Forms Nos. 1, 10, 12, 13, 14, 16, 17, and 18 relate to the financial condition of a railroad company, its liabilities and assets. The proper showing of the financial situation, or condition, of a corporation is, perhaps, one of the most vital elements in its permanent prosperity. For this purpose, probably every railroad company in the United States has a trial balance taken from its general ledger once a month, or at stated intervals more or less frequent; if any company does not require this, it is at the mercy of its officials, and the proper conduct of its affairs is next to impossible. The books of the Treasury of the United States are trial balanced four times a month; and while its receipts and expenditures during the eighteen years from July 1, 1859, to June 30, 1877, aggregated the enormous sum of $29,487,254,043.04, the Treasurer's books balanced to a cent, and every cent of the balance was accounted for. The question of a reasonable expenditure for book-keeping should be a minor one; every proper safeguard is a legitimate expense. It would have been a wise economy, probably, for the Manhattan Savings Institution to have expended a few hundred dollars on a time-lock for their vault. The actual showing of both sides of the general ledger is required upon Form 1, monthly; statistical information as to assets on the other forms, semi-annually.

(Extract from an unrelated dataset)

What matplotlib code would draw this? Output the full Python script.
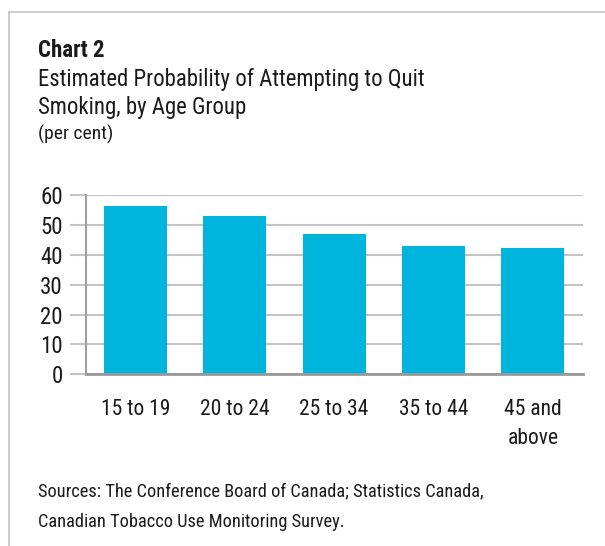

Forms Nos. 2, 4, 15, and 19 relate to revenue and the statistics connected therewith. Forms Nos. 5, 6, 7, 8, 9, and 15 relate to operating and other expenditures and statistics relative thereto. Every railroad company should undoubtedly have monthly returns of its earnings and expenses in detail; some companies have summarized daily reports and fuller weekly reports. Without this important information, a company could hardly be expected to live alongside its more progressive competitors. Daily, weekly, and monthly, as well as continuous and yearly, comparisons are necessary to a vigorous and economical management.

The forms adopted are not supposed to be perfect. They will be improved from time to time as experience and necessity may require.